Deakin criminologist and lead researcher Dr Clare Farmer said after analysing nearly 12,000 sentencing outcomes for Victorians convicted of driving while disqualified, suspended or with a cancelled licence over a four-year period, the study found a concerning level of inconsistency between sentences given for the same offence across the four courts.

“The most striking results were the imprisonment rates for driving offenders, with Ballarat three times higher than Portland, double the rate in Melbourne, and more than 50 per cent higher than Sale,” Dr Farmer said.

“An offender’s likelihood of being imprisoned should not be affected by the Court in which they happen to be sentenced.

“Yet this study has found a notable degree of inconsistency regarding the decision to imprison driving offenders.

“On any assessment it is not acceptable that offenders in Ballarat are three times more likely to be imprisoned for the same offence as those sentenced in Portland.

“If consistency is the badge of fairness and fairness is a cornerstone of justice, Victoria’s legal system may be falling short.”

Dr Farmer said that while the study shed light on potential flaws in the justice system, the researchers could not know for certain why such inconsistencies have been identified, because Magistrates did not have to record their sentencing reasons.

“The most important decision to offenders is whether or not they will be jailed,” she said.

“In light of its nature and significance, the level of variability in the rate of imprisonment is concerning.”

“Across the range of sentencing options, fines were found to be the most common punishment overall, accounting for between 44 and 67 per cent of sentencing outcomes across the four court locations.
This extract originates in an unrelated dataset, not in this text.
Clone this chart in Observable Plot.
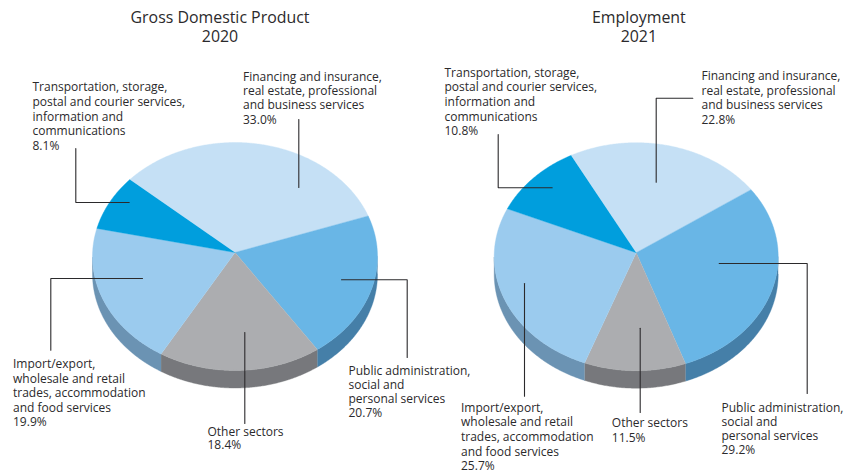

The courts with higher rates of imprisonment (Ballarat and Sale) were both less likely to impose fines.”

The current study is part of a broader project that compared the sentencing outcomes for three of the most common criminal charges: theft, unlawful assault and driving while disqualified/suspended/cancelled.

Dr Farmer said findings of the overall project added weight to concern that the sentencing decision-making process in Victoria lacks transparency and consistency.

“Sentencing inconsistences were found in all three studies,” she said.

“Our findings support concerns that the instinctive synthesis model, which is used across Australian jurisdictions, may be too open-ended and can lead to an unacceptable degree of sentencing inconsistency.

“This is most powerfully illustrated by the fact that the imprisonment rate for three of the most common offences can be more than 50 per cent higher depending on where the case is heard.”

The study ‘Sentencing Inconsistencies: A Case Study’ by Deakin School of Humanities and Social Sciences researcher Dr Clare Farmer, Deakin PhD candidate Ian Parsons and Swinburne University’s Professor Mirko Bagaric, is published in the Australian Law Journal.

SUMMARY OF RESULTS FOR DRIVING OFFENCES STUDY:

Key Results:

  • Between 1 July 2011 and 30 June 2015, 9,934 driving offences were sentenced in the Melbourne Magistrates’ Court, followed by 1,562 in Ballarat, 340 in Sale and 116 in Portland.
  • Ballarat imposed jail time in 20.6% of sentencing outcomes, followed by Sale at 12.9%, Melbourne 9.8% and Portland 6.9%.
  • Jail time sentenced (in months) was 0.47 – 28 in Ballarat; 0.1 – 54 in Melbourne; 0.47 – 6 in Portland; 0.47 – 18 in Sale.
  • Fines were the most common sanction with 67.2% of cases in Portland, 61% in Melbourne, 51 % in Ballarat and 44.1% in Sale.